The stranger-victim narrative is important, yet I think we should pay a little more attention to the shocking number of cases in which the victim knows the rapist or perpetuator. Not only does my survey show it (although it’s a small sample of people), but there is a significant amount of research that proves that stranger-victim assaults are much less common. “Sexual assault is routinely depicted along the stranger-rape storyline, despite the fact that 73 percent of sexual assaults are committed by someone the victim knows” (Filipovic, 2009).
Some descriptions from my survey responses: “a very close family friend adult male,” “Sexually harassed and abused by partners,” “Boyfriend,” “my first real girlfriend,” “my first boyfriend,” “my mother’s boyfriend and his friend,” “my father”. I certainly can’t leave this one out: “He was my boyfriend at the time, so people told me it didn’t count.”
Who can we trust, then, if so many assaults happen in our own homes? In what spaces can we feel safe? Is there such thing as a safe space for women?

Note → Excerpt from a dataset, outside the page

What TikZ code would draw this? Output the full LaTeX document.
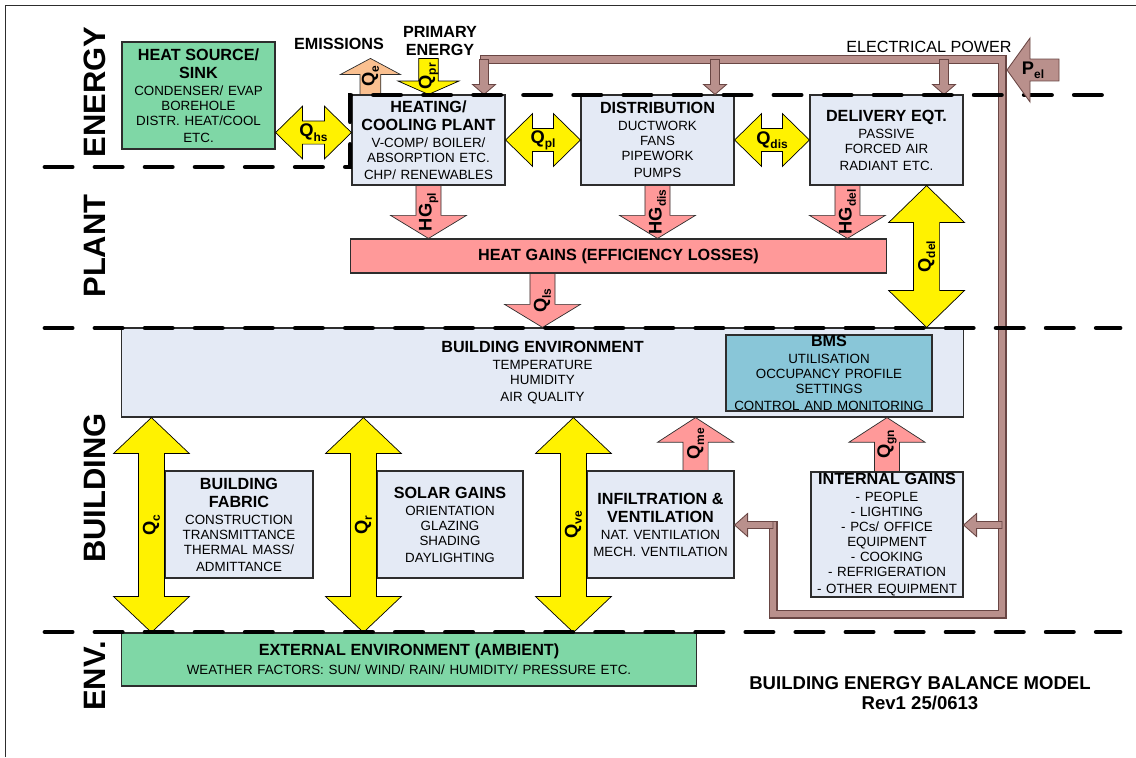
\documentclass[tikz,border=0pt]{standalone}
\usepackage{fontspec}
\setmainfont{Liberation Sans}
\usetikzlibrary{calc}

\definecolor{boxblue}{RGB}{228,234,245}
\definecolor{boxgreen}{RGB}{127,215,166}
\definecolor{bmsblue}{RGB}{137,198,216}
\definecolor{gainpink}{RGB}{255,153,153}
\definecolor{emitorange}{RGB}{250,192,144}
\definecolor{wirebrown}{RGB}{185,144,140}
\definecolor{wireedge}{RGB}{105,70,68}
\definecolor{edgegray}{RGB}{45,45,45}

\newcommand{\boxhead}{\fontsize{11.5}{12.8}\selectfont\bfseries}
\newcommand{\boxbody}{\par\vspace{1.6pt}\fontsize{9.5}{10.65}\selectfont\mdseries\noindent}
\newcommand{\qsym}[2]{{\fontsize{13}{13}\selectfont\bfseries #1\raisebox{-3pt}{\fontsize{8.5}{8.5}\selectfont #2}}}

% block arrow: style, from, to, shaft half, head half, head length
\newcommand{\blockarrow}[6]{%
  \coordinate (hd) at ($#3!#6!#2$);
  \filldraw[#1] ($#2!#4!90:#3$) -- ($(hd)!#4!-90:#2$) -- ($(hd)!#5!-90:#2$) -- #3
    -- ($(hd)!#5!90:#2$) -- ($(hd)!#4!90:#2$) -- ($#2!#4!-90:#3$) -- cycle;}
\newcommand{\dblarrow}[6]{%
  \coordinate (hda) at ($#2!#6!#3$);
  \coordinate (hdb) at ($#3!#6!#2$);
  \filldraw[#1] #2 -- ($(hda)!#5!90:#3$) -- ($(hda)!#4!90:#3$) -- ($(hdb)!#4!-90:#2$)
    -- ($(hdb)!#5!-90:#2$) -- #3 -- ($(hdb)!#5!90:#2$) -- ($(hdb)!#4!90:#2$)
    -- ($(hda)!#4!-90:#3$) -- ($(hda)!#5!-90:#3$) -- cycle;}

\begin{document}
\begin{tikzpicture}[x=0.025cm, y=-0.025cm,
  box/.style={draw=edgegray, line width=0.8pt, fill=boxblue, inner sep=0pt, align=center,
    execute at begin node={\parindent=0pt}},
  green box/.style={box, fill=boxgreen},
  yarrow/.style={fill=yellow, draw=black, line width=0.5pt},
  parrow/.style={fill=gainpink, draw=edgegray, line width=0.5pt},
  oarrow/.style={fill=emitorange, draw=edgegray, line width=0.5pt},
  warrow/.style={fill=wirebrown, draw=wireedge, line width=0.6pt},
  wire/.style={preaction={draw=wireedge, line width=6.4pt, line cap=rect, line join=miter},
    draw=wirebrown, line width=4.9pt, line cap=rect, line join=miter},
  zoneline/.style={line width=3.5pt, line cap=round, dash pattern=on 19.3pt off 16.3pt},
  sect/.style={rotate=90, inner sep=0pt, font=\fontsize{22}{22}\selectfont\bfseries},
  lab/.style={inner sep=0pt, align=center, font=\fontsize{11.5}{13}\selectfont\bfseries},
  qlab/.style={inner sep=0pt}]
\useasboundingbox (0,0) rectangle (1136,757);
\draw[edgegray, line width=0.7pt] (5,757) -- (5,5) -- (1136,5);

% boxes
\node[green box, minimum width=3.825cm, minimum height=2.675cm, text width=3.7cm] (hs) at (198.5,95.5)
  {\boxhead HEAT SOURCE/\\SINK\boxbody CONDENSER/ EVAP\\BOREHOLE\\DISTR. HEAT/COOL\\ETC.};
\node[box, minimum width=3.825cm, minimum height=2.25cm, text width=3.7cm] (plant) at (428.5,140)
  {\boxhead HEATING/\\COOLING PLANT\boxbody V-COMP/ BOILER/\\ABSORPTION ETC.\\CHP/ RENEWABLES};
\node[box, minimum width=3.825cm, minimum height=2.25cm, text width=3.7cm] (dist) at (657.5,140)
  {\boxhead DISTRIBUTION\boxbody DUCTWORK\\FANS\\PIPEWORK\\PUMPS};
\node[box, minimum width=3.825cm, minimum height=2.25cm, text width=3.7cm] (deliv) at (886.5,140)
  {\boxhead DELIVERY EQT.\boxbody PASSIVE\\FORCED AIR\\RADIANT ETC.};
\node[box, fill=gainpink, minimum width=13.375cm, minimum height=0.85cm, text width=13cm] (hg) at (618.5,256)
  {\boxhead HEAT GAINS (EFFICIENCY LOSSES)};
\node[box, minimum width=21.025cm, minimum height=2.225cm, text width=20cm] (benv) at (542.5,372.5)
  {\boxhead BUILDING ENVIRONMENT\boxbody TEMPERATURE\\HUMIDITY\\AIR QUALITY};
\node[box, fill=bmsblue, minimum width=5.15cm, minimum height=1.9cm, text width=5cm] (bms) at (829,373)
  {\boxhead BMS\boxbody UTILISATION\\OCCUPANCY PROFILE\\SETTINGS\\CONTROL AND MONITORING};
\node[box, minimum width=3.7cm, minimum height=2.675cm, text width=3.6cm] (fabric) at (239,524.5)
  {\boxhead BUILDING\\FABRIC\boxbody CONSTRUCTION\\TRANSMITTANCE\\THERMAL MASS/\\ADMITTANCE};
\node[box, minimum width=3.65cm, minimum height=2.675cm, text width=3.55cm] (solar) at (450,524.5)
  {\boxhead SOLAR GAINS\boxbody ORIENTATION\\GLAZING\\SHADING\\DAYLIGHTING};
\node[box, minimum width=3.675cm, minimum height=2.675cm, text width=3.6cm] (infil) at (660.5,524.5)
  {\boxhead INFILTRATION \&\\VENTILATION\boxbody NAT. VENTILATION\\MECH. VENTILATION};
\node[box, minimum width=3.8cm, minimum height=3.125cm, text width=3.7cm] (igain) at (887,534.5)
  {\boxhead INTERNAL GAINS\boxbody - PEOPLE\\- LIGHTING\\- PCs/ OFFICE\\EQUIPMENT\\- COOKING\\- REFRIGERATION\\- OTHER EQUIPMENT};
\node[green box, minimum width=14.35cm, minimum height=1.325cm, text width=14cm] (extenv) at (409,659.5)
  {\boxhead EXTERNAL ENVIRONMENT (AMBIENT)\boxbody WEATHER FACTORS: SUN/ WIND/ RAIN/ HUMIDITY/ PRESSURE ETC.};

% electrical power
\coordinate (pwL) at (484,59.5);
\coordinate (pwD) at (715,59.5);
\coordinate (pwE) at (944,59.5);
\coordinate (pwR) at (1002,59.5);
\coordinate (pwB) at (1002,614);
\coordinate (pwC) at (773,614);
\coordinate (pwI) at (773,525);
\draw[wire] (pwL) -- (pwR) -- (pwB) -- (pwC) -- (pwI);
\blockarrow{warrow}{(pwL)}{(pwL |- plant.north)}{3.2pt}{8.2pt}{7.1pt}
\blockarrow{warrow}{(pwD)}{(pwD |- dist.north)}{3.2pt}{8.2pt}{7.1pt}
\blockarrow{warrow}{(pwE)}{(pwE |- deliv.north)}{3.2pt}{8.2pt}{7.1pt}
\blockarrow{warrow}{(pwI)}{(pwI -| infil.east)}{2.5pt}{8.2pt}{9.25pt}
\blockarrow{warrow}{(pwB |- pwI)}{(pwI -| igain.east)}{2.5pt}{8.2pt}{9.25pt}

% energy flows
\coordinate (qhsA) at ($(hs.south east)+(0,-17)$);
\dblarrow{yarrow}{(qhsA)}{(qhsA -| plant.west)}{8.2pt}{18.8pt}{19.2pt}
\dblarrow{yarrow}{(plant.east)}{(dist.west)}{8.2pt}{18.8pt}{19.2pt}
\dblarrow{yarrow}{(dist.east)}{(deliv.west)}{8.2pt}{18.8pt}{19.2pt}
\coordinate (qdT) at ($(deliv.south east)+(-37,0)$);
\dblarrow{yarrow}{(qdT)}{(qdT |- benv.north)}{9.25pt}{27pt}{26.3pt}
\coordinate (qcT) at ($(fabric.north west)+(-13,0)$);
\coordinate (qrT) at ($(solar.north west)+(-13,0)$);
\coordinate (qvT) at ($(infil.north west)+(-13,0)$);
\dblarrow{yarrow}{(qcT |- benv.south)}{(qcT |- extenv.north)}{9.25pt}{27pt}{25.6pt}
\dblarrow{yarrow}{(qrT |- benv.south)}{(qrT |- extenv.north)}{9.25pt}{27pt}{25.6pt}
\dblarrow{yarrow}{(qvT |- benv.south)}{(qvT |- extenv.north)}{9.25pt}{27pt}{25.6pt}

\coordinate (qeB) at ($(plant.north west)+(19,0)$);
\coordinate (qeT) at ($(qeB)+(0,-36)$);
\coordinate (qprT) at (plant.north |- qeT);
\blockarrow{oarrow}{(qeB)}{(qeT)}{7.4pt}{21.3pt}{11.4pt}
\blockarrow{yarrow}{(qprT)}{(plant.north)}{7pt}{21.6pt}{9.5pt}

\coordinate (hgdT) at ($(deliv.south west)+(38,0)$);
\coordinate (qmeB) at ($(infil.north east)+(-39,0)$);
\blockarrow{parrow}{(plant.south)}{(plant.south |- hg.north)}{8.9pt}{27pt}{16.4pt}
\blockarrow{parrow}{(dist.south)}{(dist.south |- hg.north)}{8.9pt}{27pt}{16.4pt}
\blockarrow{parrow}{(hgdT)}{(hgdT |- hg.north)}{8.9pt}{27pt}{16.4pt}
\blockarrow{parrow}{(benv.north |- hg.south)}{(benv.north)}{8.9pt}{27pt}{16.4pt}
\blockarrow{parrow}{(qmeB)}{(qmeB |- benv.south)}{8.9pt}{27pt}{17.5pt}
\blockarrow{parrow}{(igain.north)}{(igain.north |- benv.south)}{8.9pt}{27pt}{17.5pt}

% zones
\draw[zoneline] (45,167) -- (350,167) -- (350,95) -- (1115,95);
\draw[zoneline] (45,328) -- (1120,328);
\draw[zoneline] (45,632) -- (1120,632);

\coordinate (pelT) at (1059,70);
\coordinate (pelH) at (1007,70);
\blockarrow{warrow}{(pelT)}{(pelH)}{7.8pt}{22.8pt}{16.4pt}

% labels
\node[qlab] (lqhs) at ($(qhsA)!0.5!(qhsA -| plant.west)$) {\qsym{Q}{hs}};
\node[qlab] (lqpl) at ($(plant.east)!0.5!(dist.west)$) {\qsym{Q}{pl}};
\node[qlab] (lqdis) at ($(dist.east)!0.5!(deliv.west)$) {\qsym{Q}{dis}};
\node[qlab, rotate=90] (lqdel) at ($(qdT)!0.5!(qdT |- benv.north)$) {\qsym{Q}{del}};
\node[qlab, rotate=90] (lqc) at ($(qcT |- benv.south)!0.5!(qcT |- extenv.north)$) {\qsym{Q}{c}};
\node[qlab, rotate=90] (lqr) at ($(qrT |- benv.south)!0.5!(qrT |- extenv.north)$) {\qsym{Q}{r}};
\node[qlab, rotate=90] (lqve) at ($(qvT |- benv.south)!0.5!(qvT |- extenv.north)$) {\qsym{Q}{ve}};
\node[qlab, rotate=90] (lqe) at ($(qeB)!0.5!(qeT)$) {\qsym{Q}{e}};
\node[qlab, rotate=90] (lqpr) at ($(qprT)!0.5!(plant.north)$) {\qsym{Q}{pr}};
\node[qlab, rotate=90] (lhgpl) at ($(plant.south)!0.5!(plant.south |- hg.north)$) {\qsym{HG}{pl}};
\node[qlab, rotate=90] (lhgdis) at ($(dist.south)!0.5!(dist.south |- hg.north)$) {\qsym{HG}{dis}};
\node[qlab, rotate=90] (lhgdel) at ($(hgdT)!0.5!(hgdT |- hg.north)$) {\qsym{HG}{del}};
\node[qlab, rotate=90] (lqls) at ($(benv.north |- hg.south)!0.5!(benv.north)$) {\qsym{Q}{ls}};
\node[qlab, rotate=90] (lqme) at ($(qmeB)!0.5!(qmeB |- benv.south)$) {\qsym{Q}{me}};
\node[qlab, rotate=90] (lqgn) at ($(igain.north)!0.5!(igain.north |- benv.south)$) {\qsym{Q}{gn}};
\node[qlab] (lpel) at ($(pelT)!0.5!(pelH)$) {\qsym{P}{el}};

\node[lab] (lemis) at (339,44) {EMISSIONS};
\node[lab] (lprim) at (440,41) {PRIMARY\\ENERGY};
\node[lab, font=\fontsize{11.5}{12}\selectfont] (lelec) at (929,47) {ELECTRICAL POWER};
\node[lab, font=\fontsize{13.2}{14.5}\selectfont\bfseries] (title) at (920,693) {BUILDING ENERGY BALANCE MODEL\\Rev1 25/0613};

\node[sect] (lenergy) at (95,92) {ENERGY};
\node[sect] (lplant) at (95,246) {PLANT};
\node[sect] (lbuild) at (95,488) {BUILDING};
\node[sect] (lenv) at (95,676) {ENV.};
\end{tikzpicture}
\end{document}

A Facebook post by feminist writer Jane Gilmore pretty much answers my question:
“Women, if you want to be safe, stay at home. Except that you are more likely to be killed at home by someone who claims they love you, so don’t stay at home. Make sure you don’t have a boyfriend because he’s the most likely person to kill you, but don’t go out without your boyfriend because you need someone to protect you. Don’t show too much skin or laugh too loud or dance too much but come on love give us a smile. Carry your keys and your phone at all times and make sure you run far enough to burn off all those calories but don’t do it in public and for gods sake don’t run in shorts, that’s just asking for trouble. Public transport is dangerous, but so are taxis and walking and driving on your own and did I mention that staying at home is really risky, so don’t do any of those things ok?
Men, just carry on as you were, this is not your problem ok?”